#### Listed records
_ _ _ _ _
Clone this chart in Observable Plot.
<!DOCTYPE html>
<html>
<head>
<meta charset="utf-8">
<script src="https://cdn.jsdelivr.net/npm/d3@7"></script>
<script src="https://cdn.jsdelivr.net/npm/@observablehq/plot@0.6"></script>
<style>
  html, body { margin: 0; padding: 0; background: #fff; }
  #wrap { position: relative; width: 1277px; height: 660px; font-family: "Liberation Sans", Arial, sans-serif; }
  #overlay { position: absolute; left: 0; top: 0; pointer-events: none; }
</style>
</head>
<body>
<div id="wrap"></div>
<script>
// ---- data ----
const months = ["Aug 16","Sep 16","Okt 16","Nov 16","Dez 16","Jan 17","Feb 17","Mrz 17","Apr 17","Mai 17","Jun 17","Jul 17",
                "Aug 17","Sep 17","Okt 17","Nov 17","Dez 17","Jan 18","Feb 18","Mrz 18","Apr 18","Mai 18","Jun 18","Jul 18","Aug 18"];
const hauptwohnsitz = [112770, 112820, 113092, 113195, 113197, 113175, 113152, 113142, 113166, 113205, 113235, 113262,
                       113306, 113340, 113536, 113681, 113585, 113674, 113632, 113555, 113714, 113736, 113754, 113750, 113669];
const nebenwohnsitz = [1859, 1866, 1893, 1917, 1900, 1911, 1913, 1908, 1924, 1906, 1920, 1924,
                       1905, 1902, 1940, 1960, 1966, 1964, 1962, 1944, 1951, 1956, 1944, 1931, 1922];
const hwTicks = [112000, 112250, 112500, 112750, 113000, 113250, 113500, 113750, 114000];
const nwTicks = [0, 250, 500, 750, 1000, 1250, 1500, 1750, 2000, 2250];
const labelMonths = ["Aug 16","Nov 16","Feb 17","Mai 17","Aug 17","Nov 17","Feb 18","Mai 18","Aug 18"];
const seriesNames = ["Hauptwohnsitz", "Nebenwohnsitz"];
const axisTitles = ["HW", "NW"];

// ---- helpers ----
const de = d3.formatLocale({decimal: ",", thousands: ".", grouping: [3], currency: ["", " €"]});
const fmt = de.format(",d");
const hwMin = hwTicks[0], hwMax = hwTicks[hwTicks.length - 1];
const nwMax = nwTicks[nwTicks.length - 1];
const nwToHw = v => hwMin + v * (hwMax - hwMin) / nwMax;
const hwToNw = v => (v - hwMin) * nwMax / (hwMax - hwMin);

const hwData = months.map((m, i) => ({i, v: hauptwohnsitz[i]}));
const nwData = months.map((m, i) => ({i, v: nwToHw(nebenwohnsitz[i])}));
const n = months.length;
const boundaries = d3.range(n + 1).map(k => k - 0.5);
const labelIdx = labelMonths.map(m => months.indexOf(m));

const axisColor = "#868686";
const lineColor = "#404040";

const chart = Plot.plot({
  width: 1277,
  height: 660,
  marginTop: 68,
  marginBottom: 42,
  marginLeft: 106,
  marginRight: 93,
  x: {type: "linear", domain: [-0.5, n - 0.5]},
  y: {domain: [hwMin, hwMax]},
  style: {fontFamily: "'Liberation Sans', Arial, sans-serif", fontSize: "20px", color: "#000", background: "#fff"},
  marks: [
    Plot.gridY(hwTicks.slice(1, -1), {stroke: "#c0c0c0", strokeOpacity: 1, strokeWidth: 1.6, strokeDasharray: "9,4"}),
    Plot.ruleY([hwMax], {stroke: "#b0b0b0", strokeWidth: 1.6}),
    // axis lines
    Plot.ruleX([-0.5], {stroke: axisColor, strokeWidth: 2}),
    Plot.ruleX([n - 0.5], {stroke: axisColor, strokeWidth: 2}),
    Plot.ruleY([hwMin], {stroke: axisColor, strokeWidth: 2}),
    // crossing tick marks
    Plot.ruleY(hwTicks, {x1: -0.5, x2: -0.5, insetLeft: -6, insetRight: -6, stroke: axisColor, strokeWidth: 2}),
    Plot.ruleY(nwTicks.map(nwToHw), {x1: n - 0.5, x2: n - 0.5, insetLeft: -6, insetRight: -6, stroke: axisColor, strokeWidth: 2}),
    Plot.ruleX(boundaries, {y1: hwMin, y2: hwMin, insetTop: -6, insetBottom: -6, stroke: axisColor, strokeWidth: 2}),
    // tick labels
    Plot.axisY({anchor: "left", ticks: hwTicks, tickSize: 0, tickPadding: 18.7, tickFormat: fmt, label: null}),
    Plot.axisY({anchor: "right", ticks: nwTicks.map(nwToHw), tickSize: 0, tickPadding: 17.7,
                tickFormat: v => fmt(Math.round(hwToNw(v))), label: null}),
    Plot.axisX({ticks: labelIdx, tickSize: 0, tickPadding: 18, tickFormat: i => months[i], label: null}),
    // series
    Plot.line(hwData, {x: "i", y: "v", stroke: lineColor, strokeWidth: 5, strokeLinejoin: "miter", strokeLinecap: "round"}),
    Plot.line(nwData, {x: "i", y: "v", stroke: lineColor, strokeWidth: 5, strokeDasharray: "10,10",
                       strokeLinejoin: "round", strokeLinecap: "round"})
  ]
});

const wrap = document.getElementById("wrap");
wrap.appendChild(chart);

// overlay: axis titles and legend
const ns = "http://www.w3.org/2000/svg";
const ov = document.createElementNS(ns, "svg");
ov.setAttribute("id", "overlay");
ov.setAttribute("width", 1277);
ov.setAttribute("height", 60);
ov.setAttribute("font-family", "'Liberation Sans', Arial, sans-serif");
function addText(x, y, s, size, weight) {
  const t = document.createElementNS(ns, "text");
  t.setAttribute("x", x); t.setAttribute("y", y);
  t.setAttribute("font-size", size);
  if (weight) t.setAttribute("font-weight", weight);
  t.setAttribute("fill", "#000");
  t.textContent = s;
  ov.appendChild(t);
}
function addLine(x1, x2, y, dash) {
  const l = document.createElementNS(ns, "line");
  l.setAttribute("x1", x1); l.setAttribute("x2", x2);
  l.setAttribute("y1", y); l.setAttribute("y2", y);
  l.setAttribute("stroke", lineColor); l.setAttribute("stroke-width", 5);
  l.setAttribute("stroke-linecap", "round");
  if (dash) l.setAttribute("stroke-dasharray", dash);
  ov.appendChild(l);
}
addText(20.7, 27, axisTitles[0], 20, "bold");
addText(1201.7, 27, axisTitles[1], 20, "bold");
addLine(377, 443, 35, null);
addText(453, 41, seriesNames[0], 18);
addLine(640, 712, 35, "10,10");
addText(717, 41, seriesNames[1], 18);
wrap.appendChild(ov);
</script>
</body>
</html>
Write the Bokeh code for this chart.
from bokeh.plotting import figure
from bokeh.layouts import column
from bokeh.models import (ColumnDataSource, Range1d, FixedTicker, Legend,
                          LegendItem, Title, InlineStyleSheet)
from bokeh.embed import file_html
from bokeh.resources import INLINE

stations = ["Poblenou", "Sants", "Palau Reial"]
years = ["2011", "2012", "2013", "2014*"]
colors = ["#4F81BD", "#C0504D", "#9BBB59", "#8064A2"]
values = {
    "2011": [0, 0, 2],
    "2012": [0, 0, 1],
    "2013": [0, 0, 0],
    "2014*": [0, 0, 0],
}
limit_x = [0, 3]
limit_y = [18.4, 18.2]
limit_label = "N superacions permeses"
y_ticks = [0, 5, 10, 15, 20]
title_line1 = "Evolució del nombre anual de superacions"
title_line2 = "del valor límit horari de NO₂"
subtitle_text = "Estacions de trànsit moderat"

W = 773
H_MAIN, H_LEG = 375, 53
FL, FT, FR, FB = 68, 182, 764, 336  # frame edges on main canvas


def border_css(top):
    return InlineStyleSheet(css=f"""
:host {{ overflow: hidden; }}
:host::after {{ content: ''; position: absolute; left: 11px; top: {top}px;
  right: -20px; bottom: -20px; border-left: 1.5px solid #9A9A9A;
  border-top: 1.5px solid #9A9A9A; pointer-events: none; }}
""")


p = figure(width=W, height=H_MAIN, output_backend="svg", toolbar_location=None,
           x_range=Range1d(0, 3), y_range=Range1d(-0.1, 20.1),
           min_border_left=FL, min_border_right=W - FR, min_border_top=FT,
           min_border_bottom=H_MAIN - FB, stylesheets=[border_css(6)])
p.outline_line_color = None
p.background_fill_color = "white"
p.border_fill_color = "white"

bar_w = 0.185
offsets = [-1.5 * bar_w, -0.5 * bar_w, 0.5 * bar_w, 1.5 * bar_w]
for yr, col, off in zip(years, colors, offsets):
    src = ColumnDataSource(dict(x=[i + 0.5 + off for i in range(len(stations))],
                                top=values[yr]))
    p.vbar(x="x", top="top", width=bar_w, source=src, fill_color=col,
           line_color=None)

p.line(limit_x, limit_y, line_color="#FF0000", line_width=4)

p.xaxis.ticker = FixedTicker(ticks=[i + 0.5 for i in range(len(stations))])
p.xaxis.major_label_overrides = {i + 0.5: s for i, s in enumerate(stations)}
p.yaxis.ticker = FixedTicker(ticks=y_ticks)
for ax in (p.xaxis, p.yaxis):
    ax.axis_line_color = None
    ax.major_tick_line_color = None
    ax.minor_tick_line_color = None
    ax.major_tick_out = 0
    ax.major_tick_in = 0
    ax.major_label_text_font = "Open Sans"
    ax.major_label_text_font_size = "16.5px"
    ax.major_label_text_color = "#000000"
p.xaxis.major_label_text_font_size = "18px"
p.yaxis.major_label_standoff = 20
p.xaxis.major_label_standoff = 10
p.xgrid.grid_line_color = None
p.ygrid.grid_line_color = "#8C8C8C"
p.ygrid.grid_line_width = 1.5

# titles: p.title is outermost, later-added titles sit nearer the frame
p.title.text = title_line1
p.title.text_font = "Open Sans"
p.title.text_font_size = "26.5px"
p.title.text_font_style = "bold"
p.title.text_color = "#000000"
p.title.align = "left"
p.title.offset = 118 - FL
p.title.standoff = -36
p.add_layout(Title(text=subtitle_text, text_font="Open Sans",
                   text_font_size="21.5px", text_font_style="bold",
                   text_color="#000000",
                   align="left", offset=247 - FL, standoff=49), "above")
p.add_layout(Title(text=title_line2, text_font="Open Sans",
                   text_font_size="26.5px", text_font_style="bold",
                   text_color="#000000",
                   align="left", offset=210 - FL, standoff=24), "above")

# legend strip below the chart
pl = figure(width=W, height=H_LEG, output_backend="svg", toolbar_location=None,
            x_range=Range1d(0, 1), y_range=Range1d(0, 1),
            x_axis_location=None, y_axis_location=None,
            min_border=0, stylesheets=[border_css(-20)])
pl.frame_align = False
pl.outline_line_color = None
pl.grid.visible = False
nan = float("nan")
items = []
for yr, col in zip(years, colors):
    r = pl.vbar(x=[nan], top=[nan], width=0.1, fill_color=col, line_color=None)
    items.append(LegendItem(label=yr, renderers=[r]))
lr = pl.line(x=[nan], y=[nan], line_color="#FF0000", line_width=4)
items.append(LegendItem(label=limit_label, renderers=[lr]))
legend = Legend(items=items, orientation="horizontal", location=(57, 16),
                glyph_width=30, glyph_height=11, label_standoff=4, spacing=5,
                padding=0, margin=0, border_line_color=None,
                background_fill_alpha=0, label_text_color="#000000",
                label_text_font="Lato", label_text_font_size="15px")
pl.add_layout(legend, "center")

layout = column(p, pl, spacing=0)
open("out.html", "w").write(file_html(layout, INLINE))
_ _ _ _ _
#### Work to complete
Say how many lines have the string "this" in them, offering no words beyond the number.

#### Complete output
2